Still, there are some rays of hope for BigBear.ai. According to TipRanks, Wall Street analysts remain cautiously optimistic about the company’s long-term growth potential, even in the face of short-term turbulence. Cantor Fitzgerald analyst Jonathan Ruykhaver reiterated a Buy rating on BigBear.ai stock following the Q2 report and nudged his price target up to $6 from $5. Ruykhaver pointed to strong progress on key initiatives, including core product development and improvements to the company’s balance sheet. Notably, BigBear.ai ended the quarter with a backlog of $380 million, representing a 42.9% increase compared to the previous year.
Ruykhaver also highlighted several catalysts that could drive growth in the coming years, such as the acquisition of Pangiam to bolster the company’s vision AI capabilities and a strategic shift toward targeting higher-margin commercial customers. “We believe BigBear.ai is well-positioned to establish itself as a leading AI/ML platform provider in the intelligence space,” Ruykhaver stated, as reported by TipRanks.
H.C. Wainwright analyst Scott Buck echoed this cautiously bullish sentiment, reaffirming a Buy rating on BigBear.ai stock, though he lowered his price target to $8 from $9. Buck argued that while the Q2 results were disappointing, they were not entirely unexpected given that many defense-sector peers also experienced program delays. He anticipates that revenue visibility will improve as the company moves into 2026, particularly as it stands to benefit from the One Big Beautiful Bill—a legislative package that significantly boosts investment in areas closely aligned with BigBear.ai’s core competencies.

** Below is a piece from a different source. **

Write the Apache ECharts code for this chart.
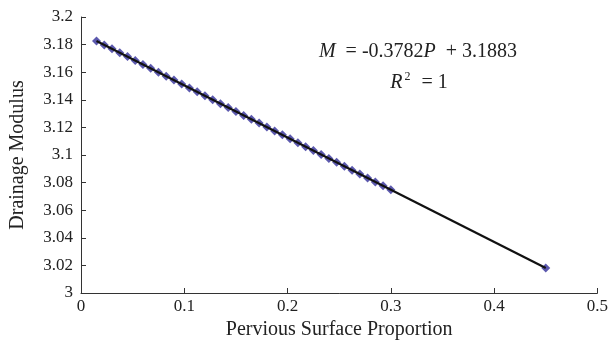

Despite the recent selloff, Wall Street’s consensus rating for BigBear.ai remains a Moderate Buy, based on two Buy and one Hold recommendations. The average price target of $5.83 suggests a potential upside of 15% from current levels, according to TipRanks.
Of course, not everyone is convinced. Critics argue that BigBear.ai’s heavy dependence on a single large Army contract makes it vulnerable should that revenue stream dry up. The Motley Fool’s analysis points out that while Palantir’s price-to-sales ratio is a lofty 117, BigBear.ai’s is a much more modest 9—making it look like a bargain on paper. However, without a broader base of contracts and more consistent revenue growth, some investors remain skeptical about the company’s viability. As The Motley Fool put it, “I am deeply skeptical of BigBear.ai at this point because it’s not showing that it has enough contracts to be viable.”
Meanwhile, BigBear.ai has been quick to assure stakeholders that it is taking steps to address its challenges. The company cited disruptions in federal contracts due to efficiency efforts as a key reason for its slashed full-year revenue outlook. At the same time, management remains focused on expanding its commercial customer base, capitalizing on the ongoing AI boom, and leveraging its growing backlog to drive future growth.
For investors, the dilemma is clear: Is BigBear.ai a promising AI play poised for a comeback, or does its recent performance signal more trouble ahead? The answer may depend on whether the company can successfully diversify its revenue streams, execute on its commercial ambitions, and ride the wave of increased government and private investment in artificial intelligence. With Wall Street analysts split but leaning cautiously positive, and with the stock still up year-to-date despite the recent plunge, BigBear.ai’s next moves will be closely watched by those betting on the future of AI in both government and commercial sectors.
For now, BigBear.ai’s story is one of potential and peril—a company at a crossroads as it navigates the challenges and opportunities of an AI-driven world.